Black and White

‘“Surely the day will come when color means nothing more than the skin tone, when religion is seen uniquely as a way to speak one’s soul; when birth places have the weight of a throw of the dice and all men are born free, when understanding breeds love and brotherhood.”

Josephine Baker

I have always admired Josephine Baker. She was an American-born, French dancer and singer who symbolized the beauty and vitality of black American culture. She took Paris by storm in 1925 and became one of the most successful African American performers in French history. She worked for the French Resistance during World War II, and during the 1950s and ’60s devoted herself to fighting segregation and racism in the United States. Chateau des Milandes, in the Dordogne, is a 2-hour drive from my house in the Gers.

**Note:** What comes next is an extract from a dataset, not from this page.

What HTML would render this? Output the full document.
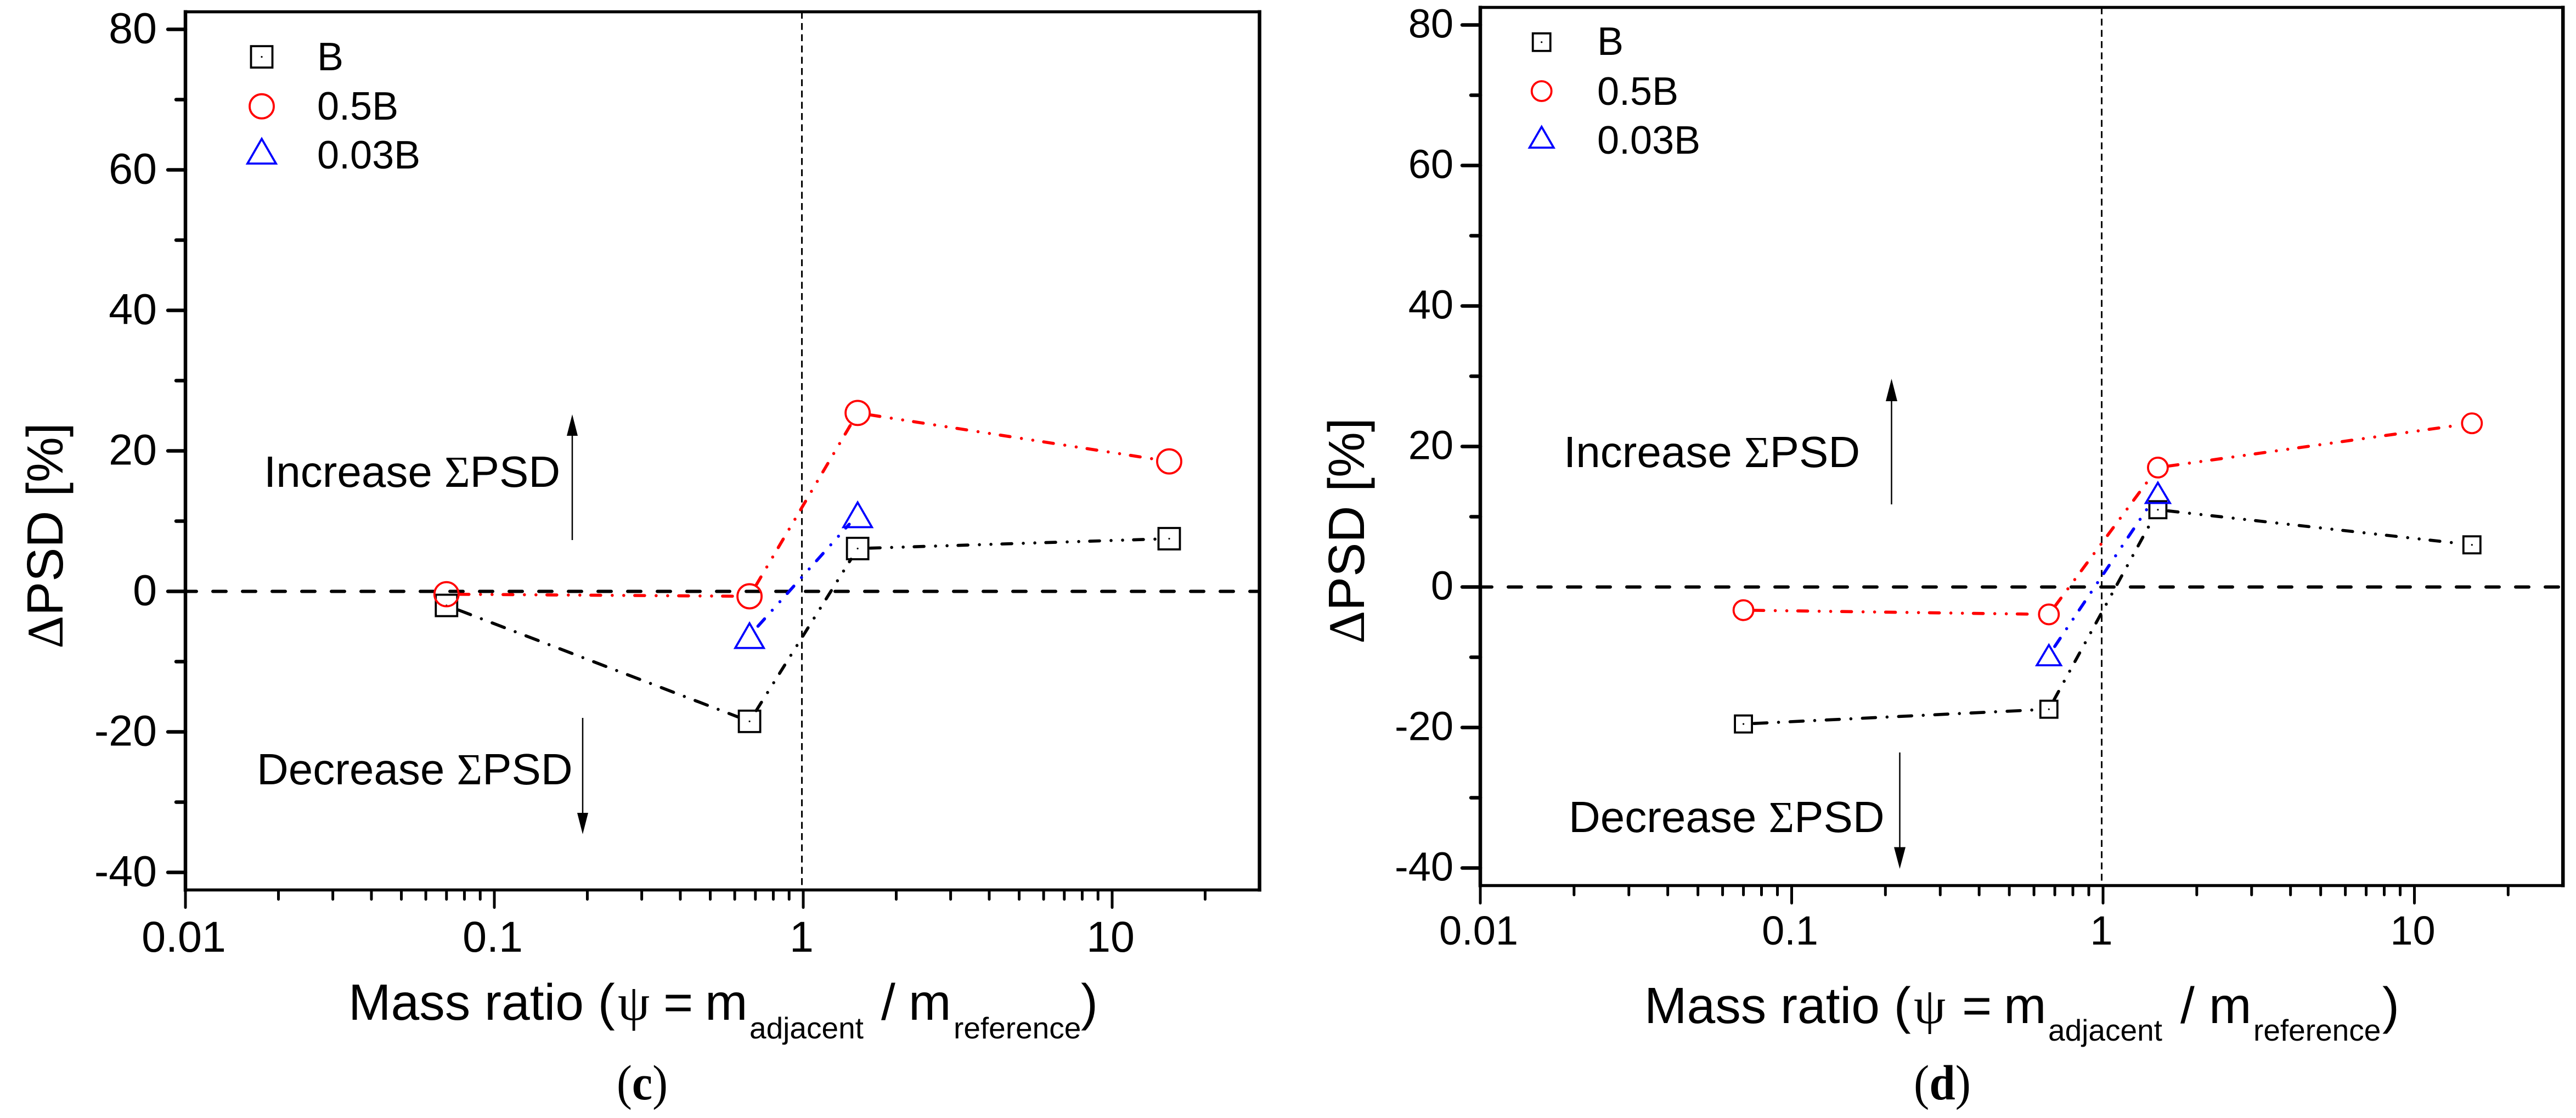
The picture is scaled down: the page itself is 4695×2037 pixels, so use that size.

Josephine was born into poverty on June 3, 1906, in St. Louis, Missouri, one of the most racially divided cities in the United States. Her family struggled financially. She began working as a live-in domestic for white families at age 8. She gained an early love for dance and the theater, perhaps because they were an escape from the difficulties of her young life. Racism shaped her early memories, particularly the 1917 race riots in St. Louis. By age 13, she had dropped out of school and was working as a waitress while living on the streets. A few years later she found work with a street performance group and discovered her calling.

Josephine went to New York City and pursued her career with passion during the Harlem Renaissance. Within a few years, she was “the highest-paid chorus girl in Vaudeville.” In 1925 her success took her to Paris. In France there was great interest in African art and jazz during the twenties, and, to French audiences, Josephine embodied primitive sexual energy. In a number called “Danse Sauvage,” set in an African jungle, she gamboled across the stage half naked. In her opening performance at the Folies Bergère the following year, she danced the Charleston dressed only in a skirt made of cotton bananas, a costume that became her trademark. In Paris Josephine lived free from racial bias, and chose to become a French citizen in 1937.

When Adolf Hitler and the German army invaded France during World War II, Josephine  joined the Resistance and the fight against the Nazi regime. She aided French military officials by passing on secrets written in invisible ink on blank music sheets and worked for the Red Cross. After the war she devoted her energy to renovating Chateau des Milandes, the 300‐acre,15th century estate she purchased in 1939. Her dream was to create a “Village of the World”, a model community to demonstrate that children of different nationalities and religions could live together in peace. Never having children of her own, she subsequently adopted 12 ethnically and religiously diverse children – Korean, Japanese, Finnish, Colombian, African, French, Venezuelan, and Moroccan. She called her family “the rainbow tribe” and took them on the road with her in an effort to show that racial and cultural harmony could co-exist. Her personal life became a testament to her political agenda.

Traveling to the United States in the 1960s, Josephine refused to perform for segregated audiences. She was one of the few women allowed to speak at the March on Washington for Jobs and Freedom in 1963. Her speech detailed her life as a black woman in the United States and abroad: “You know, friends, that I do not lie to you when I tell you I have walked into the palaces of kings and queens and into the houses of presidents. But I could not walk into a hotel in America and get a room or a cup of coffee, and that made me mad.” After the assassination of Martin Luther King Jr., Coretta Scott King asked Josephine to consider taking her late husband’s place as leader of the Civil Rights Movement, but Josephine declined.

Four failed marriages and financial difficulties wore her down. In 1964, Josephine’s  beloved Chateau Milandes was rescued from bankruptcy proceedings by the intervention of Brigitte Bardot, who launched an appeal to the people of France. Despite her efforts, the situation worsened and Milandes was sold. At the age of 62, with the help of Princess Grace of Monaco, she settled in Roquebrune on the Côte d’Azur. To pay off her debts, Josephine went back on stage in 1974. She passed away on April 12th, 1975, the morning after a sold out performance in Paris. From her adopted country she was awarded the Croix de Guerre and the Medal of the French Resistance. Charles de Gaulle named her a Chevalier of the Légion d’Honneur, the country’s highest honor. She was buried in Monaco, the first American-born woman to receive full military honors at her funeral.

Many people, myself included, share Josephine Baker’s belief that, “…Not everyone has the same color, the same language, or the same customs, but they have the same heart, the same blood, and the same need for love.”